Ich kann nur sagen: vergessen Sie den Platz und kriechen dem Welpen auf allen Vieren nach. Ich stellte die Kamera mit der Hand wieder ein und lockte den Kleinen mit einem der (vorsorglich) mitgebrachten Leckerbissen. Jetzt nah ran mit der Kamera - ganz nah. Als nächstes das Taschentuch raus geholt und das Objektiv vom Nasenabdruck des Rackers gereinigt. Jetzt noch den Blitzwürfel aus dem Maul des Welpen geholt, ihn wegwerfen (den Blitzwürfel natürlich!) und einen neuen einstecken
Als nächstes sperrte ich die Katze aus und behandelte die Kratzer auf der Nase des Welpen mit etwas Gel. Aschenbecher und Zeitungen stellte ich wieder zurück auf den Couchtisch.

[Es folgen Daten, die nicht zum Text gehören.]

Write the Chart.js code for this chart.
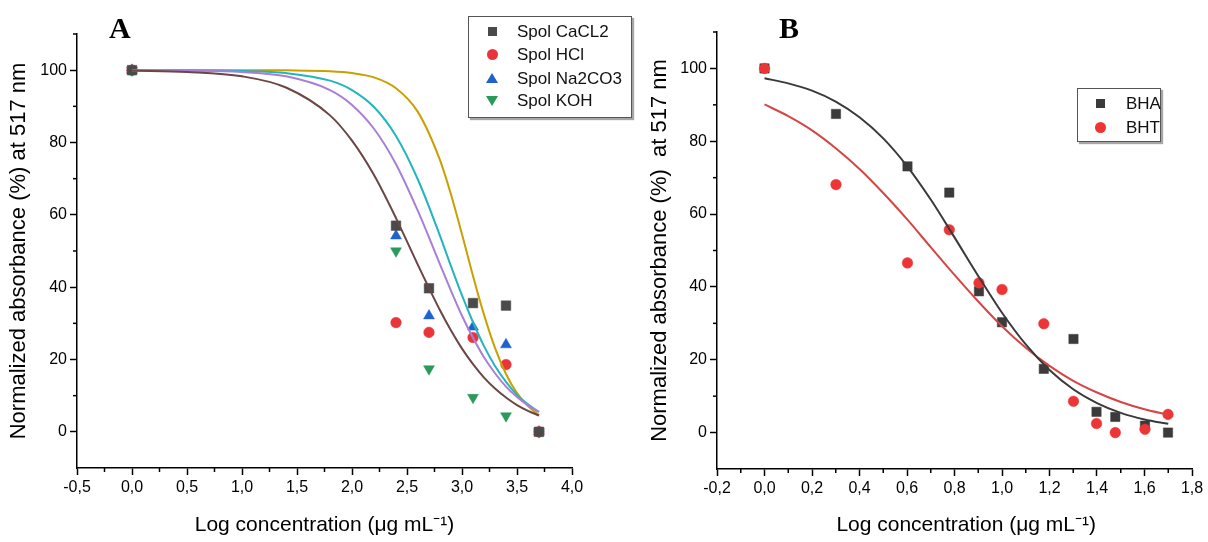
<!DOCTYPE html>
<html><head><meta charset="utf-8">
<script src="https://cdn.jsdelivr.net/npm/chart.js@4.4.1/dist/chart.umd.min.js"></script>
<style>
html,body{margin:0;padding:0;background:#fff;}
#wrap{position:relative;width:1208px;height:542px;overflow:hidden;font-family:"Liberation Sans",Arial,sans-serif;}
canvas{position:absolute;top:0;}
#cA{left:0}
#cB{left:604px}
.panel{position:absolute;font-family:"Liberation Serif","Times New Roman",serif;font-weight:bold;font-size:30px;line-height:30px;color:#000;}
.legend{position:absolute;background:#fff;border:1px solid #555;box-shadow:2px 2px 1px rgba(0,0,0,0.35);}
.row{position:absolute;font-size:17px;line-height:20px;color:#111;white-space:nowrap;}
.mk{position:absolute;}
</style></head>
<body>
<div id="wrap">
<canvas id="cA" width="604" height="542"></canvas>
<canvas id="cB" width="604" height="542"></canvas>
<div class="panel" style="left:109px;top:13px;">A</div>
<div class="panel" style="left:779px;top:13px;">B</div>
<div class="legend" style="left:468px;top:16px;width:162px;height:100px;">
  <div class="mk" style="left:19px;top:10px;width:9px;height:9px;background:#4a4a4a;"></div>
  <div class="row" style="left:48px;top:5px;">Spol CaCL2</div>
  <div class="mk" style="left:18px;top:32px;width:11px;height:11px;border-radius:50%;background:#e8353a;"></div>
  <div class="row" style="left:48px;top:28px;">Spol HCl</div>
  <div class="mk" style="left:17px;top:56px;width:0;height:0;border-left:6px solid transparent;border-right:6px solid transparent;border-bottom:10px solid #1e62d0;"></div>
  <div class="row" style="left:48px;top:52px;">Spol Na2CO3</div>
  <div class="mk" style="left:17px;top:79px;width:0;height:0;border-left:6px solid transparent;border-right:6px solid transparent;border-top:10px solid #2a9a5a;"></div>
  <div class="row" style="left:48px;top:74px;">Spol KOH</div>
</div>
<div class="legend" style="left:1077px;top:88px;width:82px;height:52px;">
  <div class="mk" style="left:18px;top:10px;width:9px;height:9px;background:#3b3b3b;"></div>
  <div class="row" style="left:48px;top:5px;">BHA</div>
  <div class="mk" style="left:17px;top:33px;width:11px;height:11px;border-radius:50%;background:#ee3535;"></div>
  <div class="row" style="left:48px;top:29px;">BHT</div>
</div>
</div>
<script>
// ---------- Panel A data ----------
const xA = [0, 2.4, 2.7, 3.1, 3.4, 3.7];
const spolCaCL2 = [100, 57.0, 39.7, 35.6, 34.9, 0];
const spolHCl = [100, 30.2, 27.5, 26.1, 18.6, 0];
const spolNa2CO3 = [100, 54.2, 32.1, 29.0, 24.1, 0];
const spolKOH = [100, 50.0, 17.4, 9.5, 4.4, 0];

const xFitA = [0, 0.5, 1.0, 1.4, 1.8, 2.0, 2.2, 2.4, 2.6, 2.8, 2.9, 3.0, 3.1, 3.2, 3.3, 3.4, 3.5, 3.6, 3.7];
const fitBrown = [99.9, 99.5, 98.3, 95.2, 87.5, 80.5, 71.0, 59.1, 46.1, 33.6, 28.0, 23.0, 18.7, 15.0, 12.0, 9.5, 7.4, 5.8, 4.5];
const fitPurple = [100, 99.9, 99.5, 98.3, 94.5, 90.4, 83.8, 74.0, 61.0, 46.3, 39.0, 32.1, 26.0, 20.6, 16.2, 12.5, 9.6, 7.3, 5.5];
const fitCyan = [100, 100, 99.8, 99.2, 97.1, 94.5, 89.8, 81.8, 69.7, 54.2, 45.8, 37.7, 30.3, 23.7, 18.2, 13.8, 10.2, 7.6, 5.5];
const fitGold = [100, 100, 100, 99.95, 99.7, 99.2, 98.0, 95.0, 88.4, 75.1, 65.6, 54.6, 43.1, 32.4, 23.2, 16.0, 10.7, 7.1, 4.6];

// ---------- Panel B data ----------
const xB = [0, 0.301, 0.602, 0.778, 0.903, 1.0, 1.176, 1.301, 1.398, 1.477, 1.602, 1.699];
const bha = [100, 87.5, 73.1, 65.9, 38.8, 30.3, 17.5, 25.7, 5.7, 4.3, 1.9, 0];
const bht = [100, 68.1, 46.6, 55.7, 41.1, 39.3, 29.9, 8.6, 2.5, 0, 0.9, 5.0];

const xFitB = [0, 0.1, 0.2, 0.3, 0.4, 0.5, 0.6, 0.7, 0.8, 0.9, 1.0, 1.1, 1.2, 1.3, 1.4, 1.5, 1.6, 1.7];
const fitBHA = [97.3, 95.9, 93.9, 90.9, 86.6, 80.8, 73.2, 64.0, 53.6, 43.0, 32.9, 24.2, 17.2, 11.9, 8.1, 5.4, 3.6, 2.4];
const fitBHT = [90.1, 86.9, 83.0, 78.1, 72.4, 65.8, 58.6, 50.9, 43.3, 36.0, 29.2, 23.3, 18.3, 14.2, 11.0, 8.4, 6.4, 4.9];

// ---------- Tick labels ----------
const xTicksA = [-0.5, 0, 0.5, 1.0, 1.5, 2.0, 2.5, 3.0, 3.5, 4.0];
const xMinorA = [-0.25, 0.25, 0.75, 1.25, 1.75, 2.25, 2.75, 3.25, 3.75];
const xTicksB = [-0.2, 0, 0.2, 0.4, 0.6, 0.8, 1.0, 1.2, 1.4, 1.6, 1.8];
const xMinorB = [-0.1, 0.1, 0.3, 0.5, 0.7, 0.9, 1.1, 1.3, 1.5, 1.7];
const yTicks = [0, 20, 40, 60, 80, 100];
const yMinor = [10, 30, 50, 70, 90, 110];

const FONT = "'Liberation Sans', Arial, sans-serif";
Chart.defaults.font.family = FONT;
Chart.defaults.color = '#000';

const pts = (xs, ys) => xs.map((x, i) => ({x: x, y: ys[i]}));
const fmt = v => (Math.round(v * 10) / 10).toFixed(1).replace('.', ',');

const minorTicks = {
  id: 'minorTicks',
  afterDraw(chart, args, opts) {
    const ctx = chart.ctx, sx = chart.scales.x, sy = chart.scales.y;
    ctx.save();
    ctx.strokeStyle = '#000';
    ctx.lineWidth = 1.5;
    (opts.x || []).forEach(v => {
      const px = sx.getPixelForValue(v);
      ctx.beginPath(); ctx.moveTo(px, sx.top); ctx.lineTo(px, sx.top + 4); ctx.stroke();
    });
    (opts.y || []).forEach(v => {
      const py = sy.getPixelForValue(v);
      ctx.beginPath(); ctx.moveTo(sy.right, py); ctx.lineTo(sy.right - 4, py); ctx.stroke();
    });
    ctx.restore();
  }
};

function curve(xs, ys, color) {
  return {data: pts(xs, ys), showLine: true, borderColor: color, borderWidth: 2, pointRadius: 0,
          cubicInterpolationMode: 'monotone', fill: false};
}
function marks(xs, ys, color, style, r, rot) {
  return {data: pts(xs, ys), showLine: false, pointStyle: style, pointRadius: r, pointRotation: rot || 0,
          backgroundColor: color, borderColor: color, borderWidth: 0.5, pointHoverRadius: r};
}

function scales(cfg) {
  return {
    x: {
      type: 'linear', min: cfg.xmin, max: cfg.xmax,
      afterBuildTicks: s => { s.ticks = cfg.xticks.map(v => ({value: v})); },
      afterFit: s => { s.height = cfg.xh; },
      grid: {display: true, drawOnChartArea: false, drawTicks: true, tickLength: 7, tickColor: '#000', tickWidth: 1.5},
      border: {display: true, color: '#000', width: 1.5},
      ticks: {color: '#000', font: {size: 16}, padding: 3, maxRotation: 0, autoSkip: false, callback: v => fmt(v)},
      title: {display: true, text: cfg.xtitle, color: '#000', font: {size: 21}, padding: {top: 0, bottom: 4}}
    },
    y: {
      type: 'linear', min: -10, max: 110,
      afterBuildTicks: s => { s.ticks = yTicks.map(v => ({value: v})); },
      afterFit: s => { s.width = cfg.yw; },
      grid: {display: true, drawOnChartArea: false, drawTicks: true, tickLength: 7, tickColor: '#000', tickWidth: 1.5},
      border: {display: true, color: '#000', width: 1.5},
      ticks: {color: '#000', font: {size: 16}, padding: 3, callback: v => String(v)},
      title: {display: true, text: cfg.ytitle, color: '#000', font: {size: 22}, padding: {top: cfg.ytpad, bottom: 0}}
    }
  };
}

const common = {
  responsive: false, animation: false, devicePixelRatio: 1,
  plugins: {legend: {display: false}, tooltip: {enabled: false}}
};

new Chart(document.getElementById('cA'), {
  type: 'scatter',
  data: {datasets: [
    curve(xFitA, fitBrown, '#6b4646'),
    curve(xFitA, fitPurple, '#a97fd6'),
    curve(xFitA, fitCyan, '#22b5bd'),
    curve(xFitA, fitGold, '#c9a000'),
    marks(xA, spolCaCL2, '#4a4a4a', 'rect', 6.8),
    marks(xA, spolHCl, '#e8353a', 'circle', 5.3),
    marks(xA, spolNa2CO3, '#1e62d0', 'triangle', 6.3),
    marks(xA, spolKOH, '#2a9a5a', 'triangle', 6.3, 180)
  ]},
  options: Object.assign({}, common, {
    layout: {padding: {top: 34, right: 32, left: 0, bottom: 0}},
    scales: scales({xmin: -0.5, xmax: 4.0, xticks: xTicksA, xh: 74, yw: 77, ytpad: 6,
                    xtitle: 'Log concentration (\u03bcg mL\u207b\u00b9)',
                    ytitle: 'Normalized absorbance (%) at 517 nm'}),
    plugins: Object.assign({}, common.plugins, {minorTicks: {x: xMinorA, y: yMinor}})
  }),
  plugins: [minorTicks]
});

new Chart(document.getElementById('cB'), {
  type: 'scatter',
  data: {datasets: [
    curve(xFitB, fitBHA, '#3a3a3a'),
    curve(xFitB, fitBHT, '#d64545'),
    marks(xB, bht, '#ee3535', 'circle', 5.3),
    marks(xB, bha, '#3b3b3b', 'rect', 6.6)
  ]},
  options: Object.assign({}, common, {
    layout: {padding: {top: 32, right: 16, left: 0, bottom: 0}},
    scales: scales({xmin: -0.2, xmax: 1.8, xticks: xTicksB, xh: 73, yw: 113, ytpad: 43,
                    xtitle: '    Log concentration (\u03bcg mL\u207b\u00b9)',
                    ytitle: 'Normalized absorbance (%)  at 517 nm'}),
    plugins: Object.assign({}, common.plugins, {minorTicks: {x: xMinorB, y: yMinor}})
  }),
  plugins: [minorTicks]
});
</script>
</body></html>
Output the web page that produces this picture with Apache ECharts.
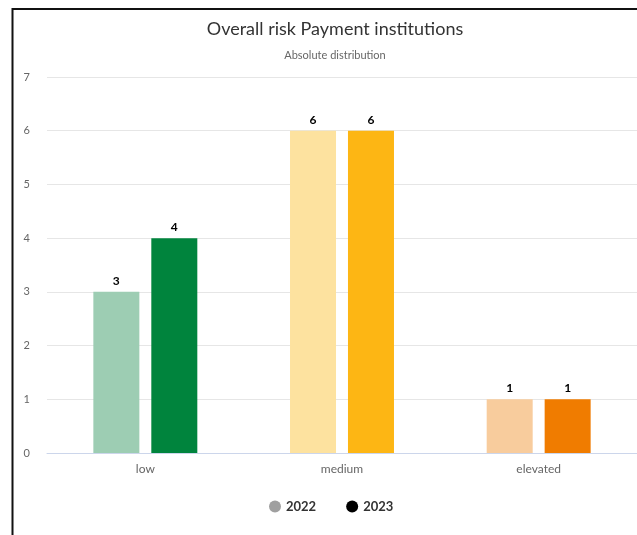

Vorletzter Akt: Ich versuchte dem Biest einen interessanten Ausdruck zu entlocken, indem ich ihm ein (vorsorglich mitgebrachtes) Quietschepüppchen über den Kopf hielt. Danach rückte ich meine Brille zurecht und holte die Kamera wieder unter dem Sofa hervor.
Aufspringen, den Köter im Nacken packen und sagen: „Nein – das machst du gefälligst draußen!“ war meine letzte Aktion. Völlig genervt rief ich meine Schwester, sie solle gefälligst mit Ihren Freund wieder aufräumen. Ich ging zur Bar, mixte mir einen doppelten Martini und setzte mich in den bequemsten Sessel.
Und morgen früh, geliebte Schwester, übst du mit dem kleinen Gardinenfresser erst einmal „Sitz“ und „Platz“.

 

@lirum,
Hallo Lirum,
vielen Dank für deine Anmerkungen.
Nun, die Zeit spielt insofern eine Rolle, als das es in den 70ern noch keine Digitalfotografie gab. Filmpatronen, Blitzbirnen, etc. waren normal.
Auch spielt hier meine Schwester (die Geschichte ist nämlich wahr - mit künstlerische Freiheiten) nicht die Hauptrolle, sondern die Tollpatschichkeit des Hundes. Die satirischen Spitzen des Photografen sind durchaus gewollt, um der Geschichte diese Farbe zu geben. Das Aufzeigen der Ausrutscher, ohne diese zu beschreiben. So liegt auch in der Phantasie des Lesers viel Freiheit.

Liebe Grüße
Karl-Hubert

 

Hallo Karl - Hubert!

Ich fand deine Geschichte sehr lustig und vor allem lebendig geschrieben. Nicht nur der Welpe brachte mich zum Schmunzeln. Ich sage nur: “Hoch lebe die Digitalkamera!”

LG

 

@Angelina de Satura
Ja, das mit der Digitalkamera ist wirklich wahr. Die Geschichte mit dem Hund fiel mir gestern spontan wieder ein, als ich mit der Digicam einige Fotos machte und mit meiner Frau über die alte Kamera sprach, die wohlbehütet in der Vitrine steht.
Als Frühaufsteher habe ich die Geschichte dann heute morgen geschrieben, bevor ich sie wieder vergaß.
Ich muß allerdings sagen, daß einige kleine "künstlerische Freiheiten" dabei sind. Sie soll ja auch für Außenstehende lesbar sein.

Liebe Grüße
Karl-Hubert

 

Karl-Hubert Hase,

Du rückst mir mit Deiner Kg ein für mich neues Stilmittel ins Auge:

Ich nahm einen neuen Film aus der Schachtel und lud ihn in die Kamera. Dann nahm ich die Filmschachtel aus dem Maul des Welpen und warf sie in den Abfalleimer.
Der Leser muss sich eine Tatsache (der Welpe schnappt sich die Filmschachtel) aus der dargestellten Folge selbst denken.

Nur wegen der Wiederholungen fällt es auf.